Originally Posted by littlehulkster
Originally Posted by d00df00d
Originally Posted by littlehulkster
That's cool, but if I tried to put Pilot Sports on my car I'd literally die the first time it snowed.
Some (as in, the vast majority) have priorities beyond MAX PERFORMANCE. If you've got enough money to constantly replace your fast wearing summer tires and live in a place where they won't kill you, more power to you. Most of us don't.
Few questions, as we seem to have deviated from specific brands to tire types more generally:
1. Don't you keep a separate set of cheapo wheels with dedicated winter tires? I do here in PA, and I'd have thought that'd be even more advantageous in SD. I know some people's living situations don't permit keeping a whole other set around, but I don't get the impression that that's the norm for people who participate in these discussions. Could be wrong.
2. Have you actually tried to calculate per-mile costs on different tires and then compare those costs to your car's overall per-mile costs? I have, and I usually find that even the difference between best-in-class and total crap is almost negligible. And when one tire gives you 30,000 completely usable miles, and the other one "lasts longer" but starts at a lower traction level and goes way downhill by that mileage, the value proposition doesn't always work out the way one might think by just looking at dollars and miles.
3. Your sig says you drive a Mazda3, not a Corolla or something else cheaper and duller, so I'm guessing you're someone who understands and respects the value of good dynamics in a car completely apart from "performance". I'm sure you know traction isn't only for sports cars, and that there's a lot more to a high-end tire than just straight-up grip. Yet I notice you seem to be blowing off tires with those traits as being only for the kind of car you don't have. Why is that?
1. I don't have a set of winter wheels for this particular car, no, and as of now (I've only had it for a few months) I just have the snow tires, but I am planning on swapping them out when the weather clears up. The problem is what happens if I get caught out by an early or late storm before I have the snow tires on for the year. If I have summer hi-po tires, I could quite literally be killed. With a performance all-season, I may have a few white knuckle moments, but I'd be fine.
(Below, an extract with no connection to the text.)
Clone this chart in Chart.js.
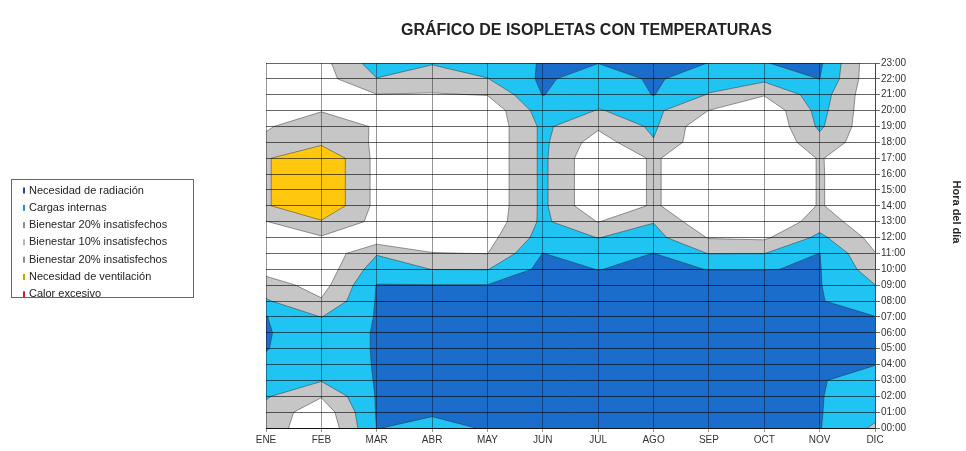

2 and 3. The issue is that there are lots of tires that are entirely adequate for the majority of drivers on public roads that are much, much cheaper, and often much longer lasting. Racing is a different application, of course, but not one applicable to the majority of drivers. The fact is, it doesn't matter if the expensive tires will let me take the corner at 65 if the speed limit is only 45. On a public road, with a car that isn't particularly fast anyway, I don't really gain much from the expensive tires, especially when I could only run them for 3-4 months anyway,
Just do what i do then. Run three sets of tires. Each set sees about 4 months/year. Summer, winter and intermediate. The Nokian WRG3 makes a great intermediate tire. I also have a forth set of tires that are track only.